### DATASET
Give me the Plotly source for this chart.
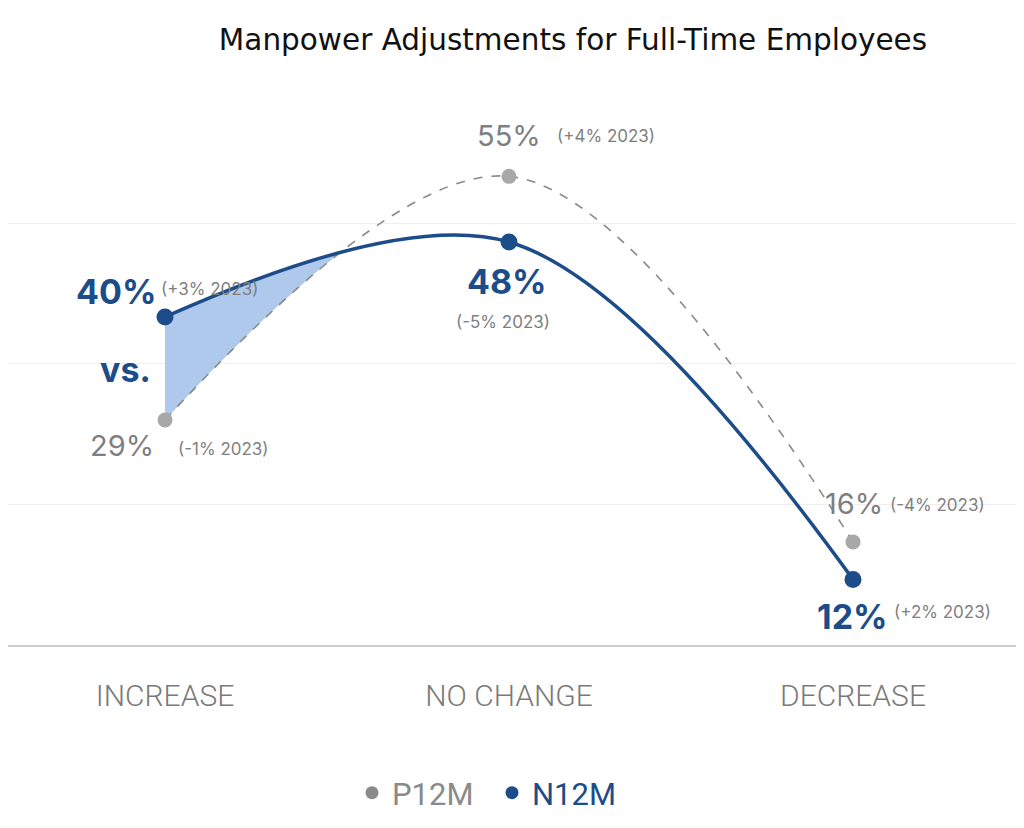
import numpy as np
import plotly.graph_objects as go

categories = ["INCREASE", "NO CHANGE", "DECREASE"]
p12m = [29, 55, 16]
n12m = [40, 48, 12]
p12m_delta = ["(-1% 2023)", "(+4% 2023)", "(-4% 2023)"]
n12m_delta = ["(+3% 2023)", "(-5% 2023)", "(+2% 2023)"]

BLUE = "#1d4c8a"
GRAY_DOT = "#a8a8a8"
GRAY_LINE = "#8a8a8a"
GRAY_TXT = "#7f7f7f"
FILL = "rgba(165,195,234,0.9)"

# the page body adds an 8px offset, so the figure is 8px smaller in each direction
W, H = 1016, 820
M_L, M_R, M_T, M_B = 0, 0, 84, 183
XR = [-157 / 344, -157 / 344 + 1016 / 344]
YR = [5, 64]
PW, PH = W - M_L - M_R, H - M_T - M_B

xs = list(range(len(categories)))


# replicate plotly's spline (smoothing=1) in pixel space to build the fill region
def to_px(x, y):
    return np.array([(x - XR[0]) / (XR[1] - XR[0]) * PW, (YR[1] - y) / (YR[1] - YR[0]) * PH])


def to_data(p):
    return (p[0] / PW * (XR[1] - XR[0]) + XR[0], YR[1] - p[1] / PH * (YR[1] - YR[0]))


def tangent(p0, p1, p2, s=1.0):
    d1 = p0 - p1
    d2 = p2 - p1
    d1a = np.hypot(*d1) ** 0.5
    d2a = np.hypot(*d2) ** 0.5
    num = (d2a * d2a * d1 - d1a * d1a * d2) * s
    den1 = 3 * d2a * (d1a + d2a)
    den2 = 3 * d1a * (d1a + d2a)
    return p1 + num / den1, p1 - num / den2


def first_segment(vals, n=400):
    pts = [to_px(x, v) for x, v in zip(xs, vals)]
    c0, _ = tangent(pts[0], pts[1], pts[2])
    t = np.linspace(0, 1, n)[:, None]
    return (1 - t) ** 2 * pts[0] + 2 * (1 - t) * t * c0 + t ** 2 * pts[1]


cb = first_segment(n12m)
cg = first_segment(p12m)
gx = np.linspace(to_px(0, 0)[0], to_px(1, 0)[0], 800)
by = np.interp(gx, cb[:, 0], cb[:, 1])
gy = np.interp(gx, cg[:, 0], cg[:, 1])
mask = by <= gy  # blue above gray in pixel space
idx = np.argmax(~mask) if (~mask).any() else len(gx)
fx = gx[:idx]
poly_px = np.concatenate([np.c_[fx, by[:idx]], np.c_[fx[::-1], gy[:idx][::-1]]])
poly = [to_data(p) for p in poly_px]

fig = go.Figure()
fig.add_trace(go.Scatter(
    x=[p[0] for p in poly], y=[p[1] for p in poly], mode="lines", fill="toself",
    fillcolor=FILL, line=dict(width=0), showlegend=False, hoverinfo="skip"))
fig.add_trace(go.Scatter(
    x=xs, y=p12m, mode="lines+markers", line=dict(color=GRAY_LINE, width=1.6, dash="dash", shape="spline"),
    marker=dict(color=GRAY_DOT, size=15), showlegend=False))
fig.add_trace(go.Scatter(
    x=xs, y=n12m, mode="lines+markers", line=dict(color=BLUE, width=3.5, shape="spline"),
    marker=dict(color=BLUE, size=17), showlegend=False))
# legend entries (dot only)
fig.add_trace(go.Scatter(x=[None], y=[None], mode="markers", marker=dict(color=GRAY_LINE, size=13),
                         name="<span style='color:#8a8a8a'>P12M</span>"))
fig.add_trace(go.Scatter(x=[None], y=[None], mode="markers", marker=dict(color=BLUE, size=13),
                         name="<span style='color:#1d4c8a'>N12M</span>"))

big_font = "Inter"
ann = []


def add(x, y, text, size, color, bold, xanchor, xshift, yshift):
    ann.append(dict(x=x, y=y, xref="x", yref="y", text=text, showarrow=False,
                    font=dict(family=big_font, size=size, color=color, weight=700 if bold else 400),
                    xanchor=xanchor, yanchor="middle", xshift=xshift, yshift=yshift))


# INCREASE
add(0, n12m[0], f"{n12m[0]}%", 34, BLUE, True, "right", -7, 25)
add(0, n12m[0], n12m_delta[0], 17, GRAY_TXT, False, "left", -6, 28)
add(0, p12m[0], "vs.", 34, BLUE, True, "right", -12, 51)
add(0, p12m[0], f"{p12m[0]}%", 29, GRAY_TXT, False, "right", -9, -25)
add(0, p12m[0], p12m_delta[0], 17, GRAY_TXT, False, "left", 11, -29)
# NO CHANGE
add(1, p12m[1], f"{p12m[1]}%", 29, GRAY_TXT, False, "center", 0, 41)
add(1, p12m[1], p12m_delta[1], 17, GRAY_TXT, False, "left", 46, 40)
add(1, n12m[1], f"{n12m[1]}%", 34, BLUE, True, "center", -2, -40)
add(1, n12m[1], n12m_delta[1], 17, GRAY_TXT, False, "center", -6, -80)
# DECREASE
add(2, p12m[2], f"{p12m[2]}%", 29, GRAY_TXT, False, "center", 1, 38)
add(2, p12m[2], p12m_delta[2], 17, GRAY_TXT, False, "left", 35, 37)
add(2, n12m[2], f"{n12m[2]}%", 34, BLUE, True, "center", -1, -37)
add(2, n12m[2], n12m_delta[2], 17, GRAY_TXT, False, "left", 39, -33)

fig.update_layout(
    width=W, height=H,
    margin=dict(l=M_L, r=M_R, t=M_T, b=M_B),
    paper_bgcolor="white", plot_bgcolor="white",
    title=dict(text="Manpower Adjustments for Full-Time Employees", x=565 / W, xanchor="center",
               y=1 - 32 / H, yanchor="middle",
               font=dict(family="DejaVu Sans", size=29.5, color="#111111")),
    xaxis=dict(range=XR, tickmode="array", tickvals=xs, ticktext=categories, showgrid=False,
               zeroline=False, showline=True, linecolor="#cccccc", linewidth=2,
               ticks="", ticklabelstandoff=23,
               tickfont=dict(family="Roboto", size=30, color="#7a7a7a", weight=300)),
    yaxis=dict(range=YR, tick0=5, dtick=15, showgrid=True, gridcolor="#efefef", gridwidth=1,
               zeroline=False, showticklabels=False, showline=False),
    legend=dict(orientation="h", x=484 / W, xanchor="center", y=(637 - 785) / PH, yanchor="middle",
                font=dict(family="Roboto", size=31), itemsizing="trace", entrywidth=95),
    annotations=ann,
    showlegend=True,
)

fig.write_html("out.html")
...
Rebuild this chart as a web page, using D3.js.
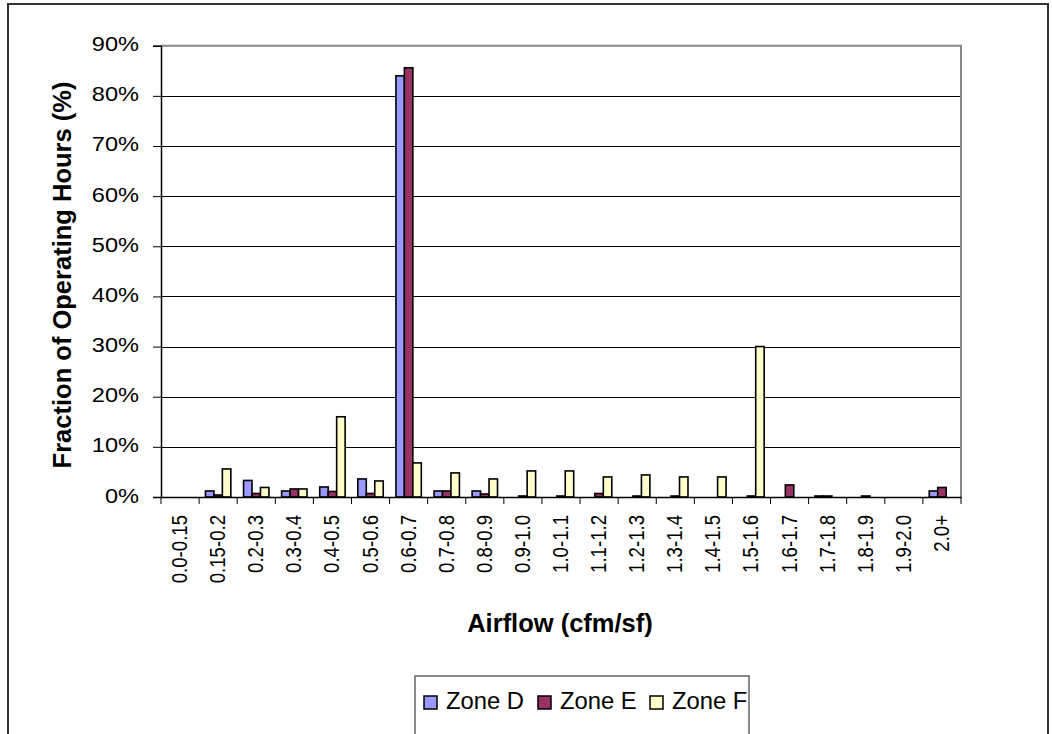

### REQUIRED TASK
From the records above, copy exactly the lines starting at the one with "Give me the Plotly source for this chart." and ending at the one with "poly = [to_data(p) for p in poly_px]", and no others. Pictures stay out.

### SOLUTION TO THE EXERCISE
Give me the Plotly source for this chart.
import numpy as np
import plotly.graph_objects as go

categories = ["INCREASE", "NO CHANGE", "DECREASE"]
p12m = [29, 55, 16]
n12m = [40, 48, 12]
p12m_delta = ["(-1% 2023)", "(+4% 2023)", "(-4% 2023)"]
n12m_delta = ["(+3% 2023)", "(-5% 2023)", "(+2% 2023)"]

BLUE = "#1d4c8a"
GRAY_DOT = "#a8a8a8"
GRAY_LINE = "#8a8a8a"
GRAY_TXT = "#7f7f7f"
FILL = "rgba(165,195,234,0.9)"

# the page body adds an 8px offset, so the figure is 8px smaller in each direction
W, H = 1016, 820
M_L, M_R, M_T, M_B = 0, 0, 84, 183
XR = [-157 / 344, -157 / 344 + 1016 / 344]
YR = [5, 64]
PW, PH = W - M_L - M_R, H - M_T - M_B

xs = list(range(len(categories)))


# replicate plotly's spline (smoothing=1) in pixel space to build the fill region
def to_px(x, y):
    return np.array([(x - XR[0]) / (XR[1] - XR[0]) * PW, (YR[1] - y) / (YR[1] - YR[0]) * PH])


def to_data(p):
    return (p[0] / PW * (XR[1] - XR[0]) + XR[0], YR[1] - p[1] / PH * (YR[1] - YR[0]))


def tangent(p0, p1, p2, s=1.0):
    d1 = p0 - p1
    d2 = p2 - p1
    d1a = np.hypot(*d1) ** 0.5
    d2a = np.hypot(*d2) ** 0.5
    num = (d2a * d2a * d1 - d1a * d1a * d2) * s
    den1 = 3 * d2a * (d1a + d2a)
    den2 = 3 * d1a * (d1a + d2a)
    return p1 + num / den1, p1 - num / den2


def first_segment(vals, n=400):
    pts = [to_px(x, v) for x, v in zip(xs, vals)]
    c0, _ = tangent(pts[0], pts[1], pts[2])
    t = np.linspace(0, 1, n)[:, None]
    return (1 - t) ** 2 * pts[0] + 2 * (1 - t) * t * c0 + t ** 2 * pts[1]


cb = first_segment(n12m)
cg = first_segment(p12m)
gx = np.linspace(to_px(0, 0)[0], to_px(1, 0)[0], 800)
by = np.interp(gx, cb[:, 0], cb[:, 1])
gy = np.interp(gx, cg[:, 0], cg[:, 1])
mask = by <= gy  # blue above gray in pixel space
idx = np.argmax(~mask) if (~mask).any() else len(gx)
fx = gx[:idx]
poly_px = np.concatenate([np.c_[fx, by[:idx]], np.c_[fx[::-1], gy[:idx][::-1]]])
poly = [to_data(p) for p in poly_px]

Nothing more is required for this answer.